»»

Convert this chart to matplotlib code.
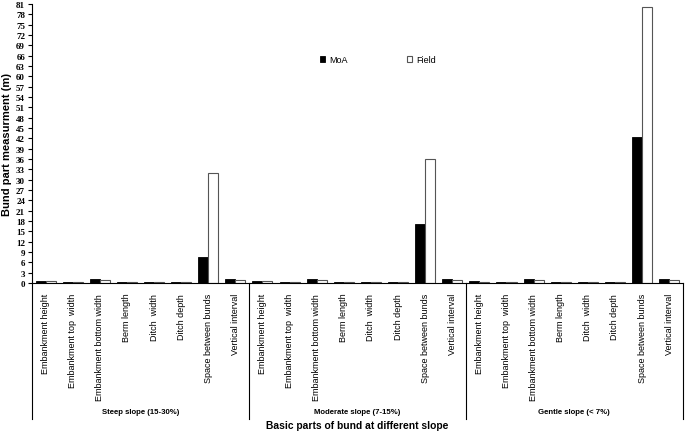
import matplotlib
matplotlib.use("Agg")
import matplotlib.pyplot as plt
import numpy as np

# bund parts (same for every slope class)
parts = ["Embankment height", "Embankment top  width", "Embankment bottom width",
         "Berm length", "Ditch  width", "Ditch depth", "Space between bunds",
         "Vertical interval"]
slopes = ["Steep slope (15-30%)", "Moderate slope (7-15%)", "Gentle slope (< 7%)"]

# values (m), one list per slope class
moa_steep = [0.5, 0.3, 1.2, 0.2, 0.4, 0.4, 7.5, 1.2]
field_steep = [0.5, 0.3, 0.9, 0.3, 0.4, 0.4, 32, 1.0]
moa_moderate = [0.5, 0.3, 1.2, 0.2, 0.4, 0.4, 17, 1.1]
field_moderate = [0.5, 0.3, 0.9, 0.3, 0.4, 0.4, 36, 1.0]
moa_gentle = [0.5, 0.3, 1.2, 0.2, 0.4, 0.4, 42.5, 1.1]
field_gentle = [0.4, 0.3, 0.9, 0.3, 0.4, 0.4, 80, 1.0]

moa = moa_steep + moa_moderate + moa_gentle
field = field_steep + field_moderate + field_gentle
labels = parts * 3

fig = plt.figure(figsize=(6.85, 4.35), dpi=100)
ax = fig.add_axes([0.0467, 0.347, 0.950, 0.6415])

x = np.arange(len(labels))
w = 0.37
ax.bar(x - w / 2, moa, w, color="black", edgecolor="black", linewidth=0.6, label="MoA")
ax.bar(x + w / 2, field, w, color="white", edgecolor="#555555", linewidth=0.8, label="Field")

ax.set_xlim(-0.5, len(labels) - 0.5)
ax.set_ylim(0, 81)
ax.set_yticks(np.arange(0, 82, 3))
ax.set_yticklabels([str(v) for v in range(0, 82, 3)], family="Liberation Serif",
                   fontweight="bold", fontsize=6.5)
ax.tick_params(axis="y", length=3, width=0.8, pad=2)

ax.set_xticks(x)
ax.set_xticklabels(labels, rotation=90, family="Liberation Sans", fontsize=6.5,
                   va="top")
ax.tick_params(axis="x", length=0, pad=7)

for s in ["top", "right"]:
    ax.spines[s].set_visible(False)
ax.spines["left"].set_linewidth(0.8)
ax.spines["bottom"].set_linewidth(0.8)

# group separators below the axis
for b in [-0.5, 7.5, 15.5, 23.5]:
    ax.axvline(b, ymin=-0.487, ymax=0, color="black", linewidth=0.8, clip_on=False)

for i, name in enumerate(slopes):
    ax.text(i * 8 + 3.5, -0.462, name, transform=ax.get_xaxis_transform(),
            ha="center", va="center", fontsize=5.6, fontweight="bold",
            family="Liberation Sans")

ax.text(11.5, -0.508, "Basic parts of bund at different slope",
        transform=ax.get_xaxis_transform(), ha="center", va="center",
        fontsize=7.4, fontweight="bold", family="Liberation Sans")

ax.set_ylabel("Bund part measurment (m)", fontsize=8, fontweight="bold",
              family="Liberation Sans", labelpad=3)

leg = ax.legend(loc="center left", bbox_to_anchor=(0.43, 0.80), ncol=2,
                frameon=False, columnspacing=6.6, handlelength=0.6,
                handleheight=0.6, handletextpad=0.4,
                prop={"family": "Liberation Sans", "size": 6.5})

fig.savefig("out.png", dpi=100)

««

Your task:
Return only the lines running from the top of the data to the line that holds "import numpy as np". Include both of those lines, but skip the pictures.

The reply:
Convert this chart to matplotlib code.
import matplotlib
matplotlib.use("Agg")
import matplotlib.pyplot as plt
import numpy as np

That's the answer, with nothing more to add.